The poor matchmaking was certainly a part of APB's demise. There were many, many, many other things wrong with it, however. I never played the final version, but from the Keys to the City pre-release "beta" event (hype and stress-testing were the purposes of this event) I got some impressions of how the thing played. It doesn't help that the Keys to the City event was widely distributed and anyone with any desire could have obtained a code to get in.

Here's my list of problems: The UI was bad for an MMORPG and this was an MMOFPS, which made it even more unbearable. The driving was handled server-side creating upwards of a second of latency in steering, accelerating and braking. The map designs and shooting mechanics heavily favoured camping making it insanely frustrating to impossible dislodging players when they'd reached the objective before you. Compounding this, certain mission types put big red markers over the players of one team and not the other so that one team would always know where their opponents were while the other was blind. With only two city districts to play the actual cops and robbers part of the game in, it was very short on content. The missions nearly all involved one team going to a place, interacting with an object, waiting a minute, going to another place, interacting with another object, waiting a minute and so on until they'd reached all the objectives while the other team simply had to go and kill them a whole bunch of times. The gunplay was a bit sloppy, with aiming being a slow, absolutely no skillshots, firearms being wimpy and with low rates of fire, ammunition supply mechanics were baffling and grenade throwing was laborious. Leaning to the right and then leaning to the left meant waiting for your character to change which hands he or she held the gun in, slowing things down. The third person viewpoint invoked the optical illusion of travelling slowly. Matchmaking was hampered by the fact that the districts could contain up to 80 players (maybe 100? I forget) and then had to choose from that tiny pool to assign missions to players.

All the technologies were there for an insanely awesome multiplayer shooter, but someone got greedy and wanted to make an MMO and then forgot to make a good shooter. A cops and robbers shooter would have stood out and done well even if it didn't quite stand up completely to the teamplay of games like BFBC2 or TF2 or the gunplay of a Modern Warfare.

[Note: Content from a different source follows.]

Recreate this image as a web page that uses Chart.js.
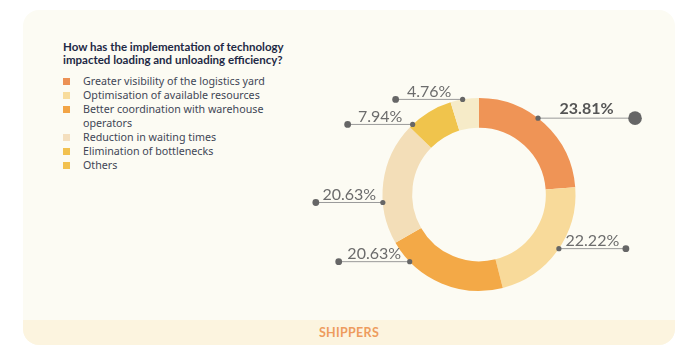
<!DOCTYPE html>
<html>
<head>
<meta charset="utf-8">
<script src="https://cdn.jsdelivr.net/npm/chart.js@4"></script>
<style>
  body { margin: 0; background: #ffffff; font-family: Lato, "Open Sans", sans-serif; }
  #wrap { position: relative; width: 700px; height: 350px; overflow: hidden; }
  #card { position: absolute; left: 23px; top: 10px; width: 652px; height: 335px; border-radius: 16px; background: #fcfbf3; overflow: hidden; }
  #footer { position: absolute; left: 0; top: 310px; width: 100%; height: 25px; background: #fcf4df; text-align: center; line-height: 25px; color: #ee9c5e; font-weight: 700; font-size: 12.5px; letter-spacing: 0.3px; }
  #title { position: absolute; left: 63px; top: 41px; font-weight: 700; font-size: 11.5px; line-height: 12.5px; color: #1e2945; }
  #legend { position: absolute; left: 63px; top: 74px; margin: 0; padding: 0; list-style: none; font-family: "Noto Sans", sans-serif; font-size: 10.7px; line-height: 14px; color: #3f4656; }
  #legend li { position: relative; padding-left: 20px; width: 190px; }
  #legend li span { position: absolute; left: 0; top: 4px; width: 7px; height: 7px; }
  canvas { position: absolute; left: 0; top: 0; }
</style>
</head>
<body>
<div id="wrap">
  <div id="card"><div id="footer">SHIPPERS</div></div>
  <div id="title">How has the implementation of technology<br>impacted loading and unloading efficiency?</div>
  <ul id="legend"></ul>
  <canvas id="plot" width="700" height="350"></canvas>
</div>
<script>
const labels = [
  'Greater visibility of the logistics yard',
  'Optimisation of available resources',
  'Better coordination with warehouse operators',
  'Reduction in waiting times',
  'Elimination of bottlenecks',
  'Others'
]
const values = [23.81, 22.22, 20.63, 20.63, 7.94, 4.76]
const colors = ['#ef9456', '#f8da9a', '#f3a947', '#f3deb8', '#f0c44c', '#f6ebc8']
const legendColors = ['#ec9155', '#f8dc9c', '#f2a445', '#f4dfbe', '#f2c14f', '#f2c14f']

// legend
let legend_html = ''
labels.forEach((label, i) => {
  legend_html += `<li><span style="background:${legendColors[i]}"></span>${label}</li>`
})
document.getElementById('legend').innerHTML = legend_html

// leader lines with dots and percentage labels
const leaderPlugin = {
  id: 'leaders',
  afterDatasetsDraw(chart, args, opts) {
    const ctx = chart.ctx
    const meta = chart.getDatasetMeta(0)
    meta.data.forEach((arc, i) => {
      const p = arc.getProps(['x', 'y', 'startAngle', 'endAngle', 'outerRadius'], true)
      const a = p.startAngle + opts.anchor[i] * (p.endAngle - p.startAngle)
      const x0 = p.x + p.outerRadius * Math.cos(a)
      const y0 = p.y + p.outerRadius * Math.sin(a)
      const x1 = x0 + opts.side[i] * opts.length[i]
      const big = i === 0
      ctx.save()
      ctx.strokeStyle = '#9a9a9a'
      ctx.lineWidth = 1
      ctx.beginPath()
      ctx.moveTo(x0, y0)
      ctx.lineTo(x1, y0)
      ctx.stroke()
      ctx.fillStyle = '#666666'
      ctx.beginPath()
      ctx.arc(x0, y0, 2.6, 0, Math.PI * 2)
      ctx.fill()
      ctx.beginPath()
      ctx.arc(x1, y0, big ? 6.8 : 3.4, 0, Math.PI * 2)
      ctx.fill()
      ctx.font = (big ? '700 ' : '400 ') + '16px Lato'
      ctx.fillStyle = big ? '#555555' : '#6c6c6c'
      ctx.textAlign = 'center'
      ctx.textBaseline = 'alphabetic'
      ctx.fillText(values[i].toFixed(2) + '%', (x0 + x1) / 2, y0 - (big ? 4 : 2.5))
      ctx.restore()
    })
  }
}

const config = {
  type: 'doughnut',
  data: {
    labels: labels,
    datasets: [{
      data: values,
      backgroundColor: colors,
      borderWidth: 0
    }]
  },
  options: {
    responsive: false,
    animation: false,
    radius: 96.5,
    cutout: 66.5,
    layout: { padding: { left: 383, right: 125, top: 98, bottom: 59 } },
    plugins: {
      legend: { display: false },
      tooltip: { enabled: false },
      leaders: {
        anchor: [0.44, 0.48, 0.81, 0.34, 0.08, 0.43],
        side: [1, 1, -1, -1, -1, -1],
        length: [97, 67, 71, 67, 65, 67]
      }
    }
  },
  plugins: [leaderPlugin]
}

myChart = new Chart(document.getElementById('plot'), config)
</script>
</body>
</html>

Every aspect of APB, save the customization, was crap. The. Game. Sucked. Ultimately, the customization, unlike the free and open worlds of games like Darkfall or EVE, is not enough to keep people heavily invested in their actions and coming back to a game with severe problems. But the coffin was really the $100 million price tag. All those problems were just the nails used to put it together.
 
This comment has been removed by the author.
 
jeff, so in your opinion only somebody who was on the Titanic would be allowed to discuss why it sank? In any case, the author of the article I linked to certainly played APB, and this is discussing his post.
 
The developers published a piece on matchmaking six weeks ago ( http://na.apb.com/en/news/2010/07/13/matchmaking ); the system attempts to balance threat levels (which govern access to weapon and character upgrades) with numbers, but because players are given a choice over whether to accept missions or not it doesn't always work out (and then you have to factor in intangibles, like PUGs vs an organised team using voice comms). Zones with a maximum of 50 vs 50 don't offer much wiggle room either, it's not going to be a very large pool of available players to try and match up.

Difficult thing to test as well, because player behaviour changes from beta when they don't care so much, have less time invested etc.
 
Yup I'd have to agree with you Tobold. APB seems to have a lot of worst features of both Sport PvP (lack of persistence or general over-arching "meaning" to the fights) and War PvP (mismatched sides).
 
Last time I read this game has plenty of players. The problem is the people that run it are horrible with money.
 
Lol. You know what killed APB?- piece of shit gameplay. I would never play GTA for its combat nor driving. As they are simply mediocre at best.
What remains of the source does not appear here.